Horse trainer Aidan O'Brien suing Glanbia over alleged contaminated feed

Glanbia denies it is responsible for the alleged losses and will be seeking an indemnity from a third party which it says is entirely responsible for losses resulting in contaminated feed, the court heard.
Horse trainer Aidan O'Brien suing Glanbia over alleged contaminated feed

High court reporters

Horse trainer Aidan O'Brien, his son Donnacha, Coolmore Stud, Ballydoyle Racing as well as a number of other companies, are suing Glanbia for €30 million over alleged contaminated feed.

It forced the withdrawal of a number of horses from the Longchamp Racing festival in France in 2020, the Commercial Court has heard.

Glanbia denies it is responsible for the alleged losses and will be seeking an indemnity from a third party which it says is entirely responsible for losses resulting in contaminated feed, the court heard.

The proceedings are being brought by the O'Briens, Linley Investments t/a Coolmore Castlehyde and Associated Stud Farms and Golden Dale Unlimited trading as Ballydoyle Racing.

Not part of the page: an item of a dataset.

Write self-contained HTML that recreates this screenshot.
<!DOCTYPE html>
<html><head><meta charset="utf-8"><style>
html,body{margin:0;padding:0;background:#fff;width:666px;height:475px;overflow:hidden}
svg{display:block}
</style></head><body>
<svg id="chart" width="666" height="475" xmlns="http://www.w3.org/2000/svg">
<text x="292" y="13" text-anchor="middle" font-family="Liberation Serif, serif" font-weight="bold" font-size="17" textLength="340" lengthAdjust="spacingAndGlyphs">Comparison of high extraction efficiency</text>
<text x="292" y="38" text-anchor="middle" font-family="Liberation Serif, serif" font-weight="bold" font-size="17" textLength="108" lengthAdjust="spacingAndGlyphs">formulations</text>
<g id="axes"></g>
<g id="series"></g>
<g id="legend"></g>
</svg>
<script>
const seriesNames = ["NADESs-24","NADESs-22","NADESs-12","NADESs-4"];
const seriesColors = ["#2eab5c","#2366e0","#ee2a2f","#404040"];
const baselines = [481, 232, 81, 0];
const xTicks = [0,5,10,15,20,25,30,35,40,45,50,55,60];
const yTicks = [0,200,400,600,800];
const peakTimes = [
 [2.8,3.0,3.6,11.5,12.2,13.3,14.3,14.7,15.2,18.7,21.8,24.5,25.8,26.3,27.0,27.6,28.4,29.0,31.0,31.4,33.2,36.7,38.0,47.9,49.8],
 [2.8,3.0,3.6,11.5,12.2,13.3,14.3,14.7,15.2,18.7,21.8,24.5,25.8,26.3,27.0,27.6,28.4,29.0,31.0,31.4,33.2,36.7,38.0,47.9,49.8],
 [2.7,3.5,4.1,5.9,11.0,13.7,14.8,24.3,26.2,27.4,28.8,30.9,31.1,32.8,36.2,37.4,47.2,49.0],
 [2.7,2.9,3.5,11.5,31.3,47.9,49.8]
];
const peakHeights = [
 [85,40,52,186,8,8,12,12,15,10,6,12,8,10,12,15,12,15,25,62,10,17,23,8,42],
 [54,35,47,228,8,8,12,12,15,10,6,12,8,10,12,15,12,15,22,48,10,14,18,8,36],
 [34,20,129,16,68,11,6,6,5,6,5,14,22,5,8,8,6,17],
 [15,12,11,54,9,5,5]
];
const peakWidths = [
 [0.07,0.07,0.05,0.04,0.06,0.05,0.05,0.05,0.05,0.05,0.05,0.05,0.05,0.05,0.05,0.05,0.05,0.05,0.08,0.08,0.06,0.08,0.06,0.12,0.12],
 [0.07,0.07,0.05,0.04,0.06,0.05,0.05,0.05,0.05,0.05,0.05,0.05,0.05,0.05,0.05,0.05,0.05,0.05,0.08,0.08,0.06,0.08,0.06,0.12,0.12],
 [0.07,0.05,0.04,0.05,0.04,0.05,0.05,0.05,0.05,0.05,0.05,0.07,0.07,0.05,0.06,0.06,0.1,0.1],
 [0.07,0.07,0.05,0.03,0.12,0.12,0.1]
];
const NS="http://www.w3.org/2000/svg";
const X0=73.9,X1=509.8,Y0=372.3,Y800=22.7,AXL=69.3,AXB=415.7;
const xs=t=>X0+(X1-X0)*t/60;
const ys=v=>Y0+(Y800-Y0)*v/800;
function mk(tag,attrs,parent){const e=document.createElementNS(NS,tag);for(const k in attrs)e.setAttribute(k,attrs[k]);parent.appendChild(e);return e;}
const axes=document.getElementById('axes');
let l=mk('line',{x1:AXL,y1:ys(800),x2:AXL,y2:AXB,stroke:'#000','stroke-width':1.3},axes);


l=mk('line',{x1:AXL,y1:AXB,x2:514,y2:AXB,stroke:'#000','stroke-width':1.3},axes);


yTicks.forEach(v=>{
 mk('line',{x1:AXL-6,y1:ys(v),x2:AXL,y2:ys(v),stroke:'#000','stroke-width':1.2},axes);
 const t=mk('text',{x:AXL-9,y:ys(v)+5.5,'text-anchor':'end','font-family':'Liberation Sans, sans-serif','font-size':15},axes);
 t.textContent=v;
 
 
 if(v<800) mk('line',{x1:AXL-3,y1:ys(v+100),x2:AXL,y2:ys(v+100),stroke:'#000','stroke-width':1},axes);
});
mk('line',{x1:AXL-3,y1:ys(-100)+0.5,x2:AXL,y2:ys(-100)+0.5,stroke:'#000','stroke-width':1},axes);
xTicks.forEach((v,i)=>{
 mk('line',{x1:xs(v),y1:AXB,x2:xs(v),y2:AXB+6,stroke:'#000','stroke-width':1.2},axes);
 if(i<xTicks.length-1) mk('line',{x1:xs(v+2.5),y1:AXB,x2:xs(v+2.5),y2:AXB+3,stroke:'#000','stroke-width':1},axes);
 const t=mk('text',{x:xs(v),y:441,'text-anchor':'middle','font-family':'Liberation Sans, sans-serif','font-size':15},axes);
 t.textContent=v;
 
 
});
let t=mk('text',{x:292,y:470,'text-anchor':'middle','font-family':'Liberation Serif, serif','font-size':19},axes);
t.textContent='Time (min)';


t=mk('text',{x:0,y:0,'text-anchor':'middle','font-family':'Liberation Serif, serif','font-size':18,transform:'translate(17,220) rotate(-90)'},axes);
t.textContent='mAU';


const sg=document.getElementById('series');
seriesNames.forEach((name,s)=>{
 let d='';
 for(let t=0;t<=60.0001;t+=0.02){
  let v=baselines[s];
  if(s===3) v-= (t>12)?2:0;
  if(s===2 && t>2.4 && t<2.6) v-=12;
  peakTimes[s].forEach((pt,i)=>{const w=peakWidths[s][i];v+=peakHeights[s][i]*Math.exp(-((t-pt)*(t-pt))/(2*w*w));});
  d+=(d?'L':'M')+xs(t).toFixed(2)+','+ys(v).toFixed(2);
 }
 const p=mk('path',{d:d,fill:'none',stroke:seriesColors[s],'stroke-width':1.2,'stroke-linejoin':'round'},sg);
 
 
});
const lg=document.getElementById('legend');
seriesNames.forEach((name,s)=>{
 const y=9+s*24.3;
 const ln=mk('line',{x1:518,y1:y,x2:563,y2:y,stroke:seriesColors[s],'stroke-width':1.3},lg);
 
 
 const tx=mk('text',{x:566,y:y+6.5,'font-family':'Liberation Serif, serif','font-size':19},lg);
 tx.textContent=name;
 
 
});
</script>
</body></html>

They are also being brought by Orpendale Unlimited Co, Chelston (Ireland) Unlimited Co, Wynatt Unlimited Co, Bengurragh Ltd, Roncon Unlimited Co and Whisperview Trading No 2 Unlimited Co which are corporate entities with shared ownership in a number of racehorses.

Performance enhancer

It is alleged that arising out of the supply by Glanbia of batches of "gain" racehorse cubes, which were contaminated with the performance enhancer Zilpaterol, that a number of racehorses were withdrawn from the Paris racing festival in October 2020.

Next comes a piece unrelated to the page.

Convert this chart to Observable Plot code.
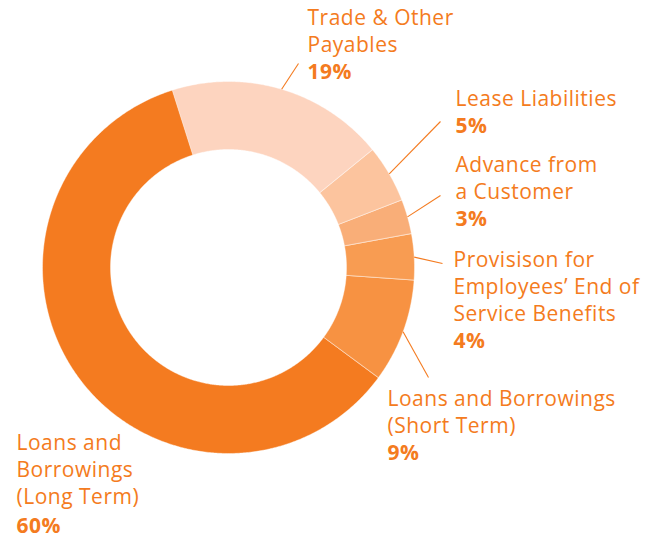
<!DOCTYPE html>
<html><head><meta charset="utf-8">
<script src="https://cdn.jsdelivr.net/npm/d3@7"></script>
<script src="https://cdn.jsdelivr.net/npm/@observablehq/plot@0.6"></script>
<style>body{margin:0;background:#fff} #chart text{letter-spacing:0.5px}</style>
</head><body><div id="chart"></div>
<script>
// ---- data ----
const categories = ["Trade & Other Payables", "Lease Liabilities", "Advance from a Customer",
  "Provisison for Employees’ End of Service Benefits", "Loans and Borrowings (Short Term)",
  "Loans and Borrowings (Long Term)"];
const shares = [19, 5, 3, 4, 9, 60];
const labelText = ["Trade & Other\nPayables", "Lease Liabilities", "Advance from\na Customer",
  "Provisison for\nEmployees’ End of\nService Benefits", "Loans and Borrowings\n(Short Term)",
  "Loans and\nBorrowings\n(Long Term)"];
const pctLabels = ["19%", "5%", "3%", "4%", "9%", "60%"];

// ---- styles / layout ----
const colors = ["#FDD4BF", "#FCC49E", "#F9AE78", "#F89C52", "#F79242", "#F47B20"];
const textColor = "#F47B20";
const W = 660, H = 538, cx = 228, cy = 267, R = 186, innerFrac = 118 / 186;
const startDeg = -17.6;
// label layout in pixels: text x, name baseline, pct baseline, leader end (or null)
const labelLayout = [
  {x: 307, nb: 51, pb: 78, lx: 298, ly: 63},
  {x: 455, nb: 105, pb: 132, lx: 440, ly: 121},
  {x: 455, nb: 198, pb: 225, lx: 440, ly: 195},
  {x: 453, nb: 320, pb: 347, lx: 442, ly: 263},
  {x: 387, nb: 432, pb: 459, lx: 428, ly: 377},
  {x: 16, nb: 503, pb: 532, lx: null, ly: null}
];
const toX = px => (px - cx) / R, toY = py => (cy - py) / R;

const pie = d3.pie().sort(null).value(d => d)
  .startAngle(startDeg * Math.PI / 180).endAngle((startDeg + 360) * Math.PI / 180);
const arcs = pie(shares);

// polygon vertices for each ring slice
const ringPts = [];
arcs.forEach((a, i) => {
  const n = Math.max(4, Math.ceil((a.endAngle - a.startAngle) / (Math.PI / 360)));
  for (let k = 0; k <= n; k++) {
    const t = a.startAngle + (a.endAngle - a.startAngle) * k / n;
    ringPts.push({key: categories[i], x: Math.sin(t), y: Math.cos(t)});
  }
  for (let k = n; k >= 0; k--) {
    const t = a.startAngle + (a.endAngle - a.startAngle) * k / n;
    ringPts.push({key: categories[i], x: innerFrac * Math.sin(t), y: innerFrac * Math.cos(t)});
  }
});

const leaders = arcs.map((a, i) => {
  const m = (a.startAngle + a.endAngle) / 2;
  const L = labelLayout[i];
  return L.lx == null ? null : {x1: Math.sin(m), y1: Math.cos(m), x2: toX(L.lx), y2: toY(L.ly)};
}).filter(d => d);

const names = labelText.map((t, i) => ({t, x: toX(labelLayout[i].x), y: toY(labelLayout[i].nb)}));
const pcts = pctLabels.map((t, i) => ({t, x: toX(labelLayout[i].x), y: toY(labelLayout[i].pb)}));

const font = "Open Sans, sans-serif";
const chart = Plot.plot({
  width: W, height: H, margin: 0,
  x: {domain: [toX(0), toX(W)], axis: null},
  y: {domain: [toY(H), toY(0)], axis: null},
  color: {domain: categories, range: colors},
  marks: [
    Plot.line(ringPts, {x: "x", y: "y", z: "key", fill: "key", stroke: "#fff", strokeWidth: 0.6,
      strokeOpacity: 0.7, curve: "linear-closed"}),
    Plot.link(leaders, {x1: "x1", y1: "y1", x2: "x2", y2: "y2", stroke: textColor, strokeWidth: 1.1}),
    Plot.text(names, {x: "x", y: "y", text: "t", textAnchor: "start", lineAnchor: "bottom",
      fill: textColor, fontSize: 21, lineHeight: 1.27, fontFamily: font}),
    Plot.text(pcts, {x: "x", y: "y", text: "t", textAnchor: "start", lineAnchor: "bottom",
      fill: textColor, fontSize: 21, fontWeight: "bold", fontFamily: font})
  ]
});
document.getElementById("chart").append(chart);
</script>
</body></html>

John Kealy, financial controller of Ballydoyle Racing, in an affidavit seeking entry of the case to the fast Commercial Court on Monday, said urine samples taken in advance of the Paris festival confirmed the presence of Zilpaterol which came from the contaminated feed.

The plaintiffs, he said, had no option but to withdraw their horses from Longchamp and therefore suffered the loss of the opportunity to race and win prize money there.

One of the major consequences of the withdrawal was that the loss of the breeding value, arising from of the horse "Wembley", a son of major prize winner "Galileo".

This was because Wembley was deprived of attaining Group One winner status in the later Dewhurst Stakes race in Newmarket, it is claimed.

Breeding value

Mr Kealy said the fact that Wembley did not attain Group One status meant a loss of approximately €30 million in the breeding value of the animal had he been sold straight after a victory at Dewhurst.

The losses suffered also included race entry fee, the cost of testing, travel and sending replacement equine feed to Australia, accommodation, consultant fees, management time and legal costs associated with investigating the contamination incident, Mr Kealy said.

There was also the loss of the increased value of the horses that were due to run at Longchamp and the cost of training fees paid to the horse owners.

There were further losses of an opportunity to get free entry into the US Breeders' Cup and damage to the plaintiffs' reputation.

On the application of Michael Collins SC, for the plaintiffs, Mr Justice Denis McDonald admitted the case to the commercial list on Monday.

Declan McGrath SC, for Glanbia, had no objection to the entry application but said an important step in the case will be to join ED&F Man Liquid Products Ireland as a third party in the case. ED&F Man supplied molasses related to the contamination incident, it is claimed.

Mr McGrath said it was his side's view that the contaminant was supplied by ED&F Man and "any claim in relation to losses rests entirely with that entity".

Glanbia has brought its own proceedings against ED&F Man and says it does not accept liability for the losses suffered as a result of the provision of the contaminated foodstuffs.

Mr Justice McDonald approved directions for the progressing of the case which he said could come back in October.